### Given instruction
Your copy of the material below should match it exactly, except that it holds no pictures.

____

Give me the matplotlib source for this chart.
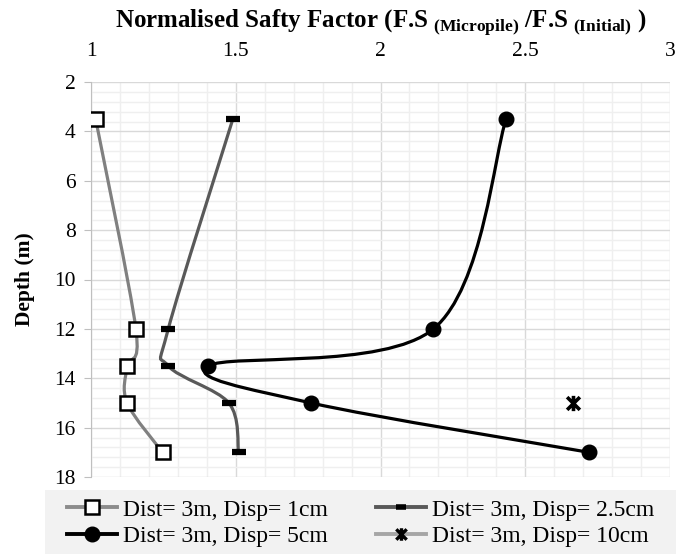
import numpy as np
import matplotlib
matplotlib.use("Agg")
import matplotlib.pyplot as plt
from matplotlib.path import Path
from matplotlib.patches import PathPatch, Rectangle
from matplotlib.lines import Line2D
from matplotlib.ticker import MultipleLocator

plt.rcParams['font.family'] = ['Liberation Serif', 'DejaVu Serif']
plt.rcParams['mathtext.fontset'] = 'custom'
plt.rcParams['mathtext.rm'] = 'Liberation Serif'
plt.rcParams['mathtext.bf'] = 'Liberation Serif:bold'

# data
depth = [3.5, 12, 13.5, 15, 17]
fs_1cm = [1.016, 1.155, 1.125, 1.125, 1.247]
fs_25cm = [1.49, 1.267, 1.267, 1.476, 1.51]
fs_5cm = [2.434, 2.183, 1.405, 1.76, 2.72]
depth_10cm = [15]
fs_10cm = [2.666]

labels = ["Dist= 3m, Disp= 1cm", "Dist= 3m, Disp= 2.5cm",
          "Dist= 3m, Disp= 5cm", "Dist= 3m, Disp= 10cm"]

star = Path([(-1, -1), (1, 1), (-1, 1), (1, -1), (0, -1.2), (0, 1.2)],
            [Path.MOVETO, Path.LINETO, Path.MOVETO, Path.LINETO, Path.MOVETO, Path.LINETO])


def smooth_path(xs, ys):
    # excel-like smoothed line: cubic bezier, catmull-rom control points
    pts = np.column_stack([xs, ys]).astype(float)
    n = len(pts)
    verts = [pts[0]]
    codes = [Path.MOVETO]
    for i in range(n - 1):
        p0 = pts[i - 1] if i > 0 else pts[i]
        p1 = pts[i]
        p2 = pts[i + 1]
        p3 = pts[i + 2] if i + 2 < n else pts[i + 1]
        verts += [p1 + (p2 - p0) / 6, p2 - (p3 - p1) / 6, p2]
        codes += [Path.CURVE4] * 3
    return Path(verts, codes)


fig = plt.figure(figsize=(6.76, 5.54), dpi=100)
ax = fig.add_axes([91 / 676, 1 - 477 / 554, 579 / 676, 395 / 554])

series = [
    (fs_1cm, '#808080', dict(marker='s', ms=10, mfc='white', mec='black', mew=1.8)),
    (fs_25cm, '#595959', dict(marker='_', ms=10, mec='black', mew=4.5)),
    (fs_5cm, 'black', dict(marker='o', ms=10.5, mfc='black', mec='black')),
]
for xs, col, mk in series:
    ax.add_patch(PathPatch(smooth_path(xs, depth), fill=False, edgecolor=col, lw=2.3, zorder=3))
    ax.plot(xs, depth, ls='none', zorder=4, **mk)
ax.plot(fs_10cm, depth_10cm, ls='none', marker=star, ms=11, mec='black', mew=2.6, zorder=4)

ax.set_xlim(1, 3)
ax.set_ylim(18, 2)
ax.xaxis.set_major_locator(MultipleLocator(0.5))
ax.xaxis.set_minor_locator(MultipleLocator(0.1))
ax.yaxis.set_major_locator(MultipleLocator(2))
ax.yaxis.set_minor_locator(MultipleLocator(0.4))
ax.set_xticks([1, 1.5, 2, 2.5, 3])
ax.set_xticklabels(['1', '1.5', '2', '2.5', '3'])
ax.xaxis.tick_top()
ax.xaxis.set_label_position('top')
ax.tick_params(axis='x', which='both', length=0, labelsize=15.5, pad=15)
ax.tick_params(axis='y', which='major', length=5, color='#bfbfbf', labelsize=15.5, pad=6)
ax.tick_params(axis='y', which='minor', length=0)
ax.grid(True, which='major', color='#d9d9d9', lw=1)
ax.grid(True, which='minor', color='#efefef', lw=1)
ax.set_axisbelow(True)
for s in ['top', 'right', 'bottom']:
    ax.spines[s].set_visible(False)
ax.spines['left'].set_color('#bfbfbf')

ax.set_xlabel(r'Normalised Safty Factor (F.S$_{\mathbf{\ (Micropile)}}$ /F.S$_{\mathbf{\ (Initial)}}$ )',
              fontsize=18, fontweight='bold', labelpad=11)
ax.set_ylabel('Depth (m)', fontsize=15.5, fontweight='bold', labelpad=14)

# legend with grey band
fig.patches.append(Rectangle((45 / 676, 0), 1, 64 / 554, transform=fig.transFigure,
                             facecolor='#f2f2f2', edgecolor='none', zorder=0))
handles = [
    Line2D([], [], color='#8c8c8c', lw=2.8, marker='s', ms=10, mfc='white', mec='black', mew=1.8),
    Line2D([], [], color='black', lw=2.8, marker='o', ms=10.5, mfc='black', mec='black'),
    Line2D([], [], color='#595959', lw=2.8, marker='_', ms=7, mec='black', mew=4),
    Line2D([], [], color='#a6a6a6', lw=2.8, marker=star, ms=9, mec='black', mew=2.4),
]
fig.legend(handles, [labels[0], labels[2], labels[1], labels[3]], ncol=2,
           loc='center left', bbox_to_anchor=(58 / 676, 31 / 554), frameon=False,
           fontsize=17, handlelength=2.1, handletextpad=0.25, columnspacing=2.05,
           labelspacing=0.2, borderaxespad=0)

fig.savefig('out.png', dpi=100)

____

### Exercise response
Give me the matplotlib source for this chart.
import numpy as np
import matplotlib
matplotlib.use("Agg")
import matplotlib.pyplot as plt
from matplotlib.path import Path
from matplotlib.patches import PathPatch, Rectangle
from matplotlib.lines import Line2D
from matplotlib.ticker import MultipleLocator

plt.rcParams['font.family'] = ['Liberation Serif', 'DejaVu Serif']
plt.rcParams['mathtext.fontset'] = 'custom'
plt.rcParams['mathtext.rm'] = 'Liberation Serif'
plt.rcParams['mathtext.bf'] = 'Liberation Serif:bold'

# data
depth = [3.5, 12, 13.5, 15, 17]
fs_1cm = [1.016, 1.155, 1.125, 1.125, 1.247]
fs_25cm = [1.49, 1.267, 1.267, 1.476, 1.51]
fs_5cm = [2.434, 2.183, 1.405, 1.76, 2.72]
depth_10cm = [15]
fs_10cm = [2.666]

labels = ["Dist= 3m, Disp= 1cm", "Dist= 3m, Disp= 2.5cm",
          "Dist= 3m, Disp= 5cm", "Dist= 3m, Disp= 10cm"]

star = Path([(-1, -1), (1, 1), (-1, 1), (1, -1), (0, -1.2), (0, 1.2)],
            [Path.MOVETO, Path.LINETO, Path.MOVETO, Path.LINETO, Path.MOVETO, Path.LINETO])


def smooth_path(xs, ys):
    # excel-like smoothed line: cubic bezier, catmull-rom control points
    pts = np.column_stack([xs, ys]).astype(float)
    n = len(pts)
    verts = [pts[0]]
    codes = [Path.MOVETO]
    for i in range(n - 1):
        p0 = pts[i - 1] if i > 0 else pts[i]
        p1 = pts[i]
        p2 = pts[i + 1]
        p3 = pts[i + 2] if i + 2 < n else pts[i + 1]
        verts += [p1 + (p2 - p0) / 6, p2 - (p3 - p1) / 6, p2]
        codes += [Path.CURVE4] * 3
    return Path(verts, codes)


fig = plt.figure(figsize=(6.76, 5.54), dpi=100)
ax = fig.add_axes([91 / 676, 1 - 477 / 554, 579 / 676, 395 / 554])

series = [
    (fs_1cm, '#808080', dict(marker='s', ms=10, mfc='white', mec='black', mew=1.8)),
    (fs_25cm, '#595959', dict(marker='_', ms=10, mec='black', mew=4.5)),
    (fs_5cm, 'black', dict(marker='o', ms=10.5, mfc='black', mec='black')),
]
for xs, col, mk in series:
    ax.add_patch(PathPatch(smooth_path(xs, depth), fill=False, edgecolor=col, lw=2.3, zorder=3))
    ax.plot(xs, depth, ls='none', zorder=4, **mk)
ax.plot(fs_10cm, depth_10cm, ls='none', marker=star, ms=11, mec='black', mew=2.6, zorder=4)

ax.set_xlim(1, 3)
ax.set_ylim(18, 2)
ax.xaxis.set_major_locator(MultipleLocator(0.5))
ax.xaxis.set_minor_locator(MultipleLocator(0.1))
ax.yaxis.set_major_locator(MultipleLocator(2))
ax.yaxis.set_minor_locator(MultipleLocator(0.4))
ax.set_xticks([1, 1.5, 2, 2.5, 3])
ax.set_xticklabels(['1', '1.5', '2', '2.5', '3'])
ax.xaxis.tick_top()
ax.xaxis.set_label_position('top')
ax.tick_params(axis='x', which='both', length=0, labelsize=15.5, pad=15)
ax.tick_params(axis='y', which='major', length=5, color='#bfbfbf', labelsize=15.5, pad=6)
ax.tick_params(axis='y', which='minor', length=0)
ax.grid(True, which='major', color='#d9d9d9', lw=1)
ax.grid(True, which='minor', color='#efefef', lw=1)
ax.set_axisbelow(True)
for s in ['top', 'right', 'bottom']:
    ax.spines[s].set_visible(False)
ax.spines['left'].set_color('#bfbfbf')

ax.set_xlabel(r'Normalised Safty Factor (F.S$_{\mathbf{\ (Micropile)}}$ /F.S$_{\mathbf{\ (Initial)}}$ )',
              fontsize=18, fontweight='bold', labelpad=11)
ax.set_ylabel('Depth (m)', fontsize=15.5, fontweight='bold', labelpad=14)

# legend with grey band
fig.patches.append(Rectangle((45 / 676, 0), 1, 64 / 554, transform=fig.transFigure,
                             facecolor='#f2f2f2', edgecolor='none', zorder=0))
handles = [
    Line2D([], [], color='#8c8c8c', lw=2.8, marker='s', ms=10, mfc='white', mec='black', mew=1.8),
    Line2D([], [], color='black', lw=2.8, marker='o', ms=10.5, mfc='black', mec='black'),
    Line2D([], [], color='#595959', lw=2.8, marker='_', ms=7, mec='black', mew=4),
    Line2D([], [], color='#a6a6a6', lw=2.8, marker=star, ms=9, mec='black', mew=2.4),
]
fig.legend(handles, [labels[0], labels[2], labels[1], labels[3]], ncol=2,
           loc='center left', bbox_to_anchor=(58 / 676, 31 / 554), frameon=False,
           fontsize=17, handlelength=2.1, handletextpad=0.25, columnspacing=2.05,
           labelspacing=0.2, borderaxespad=0)

fig.savefig('out.png', dpi=100)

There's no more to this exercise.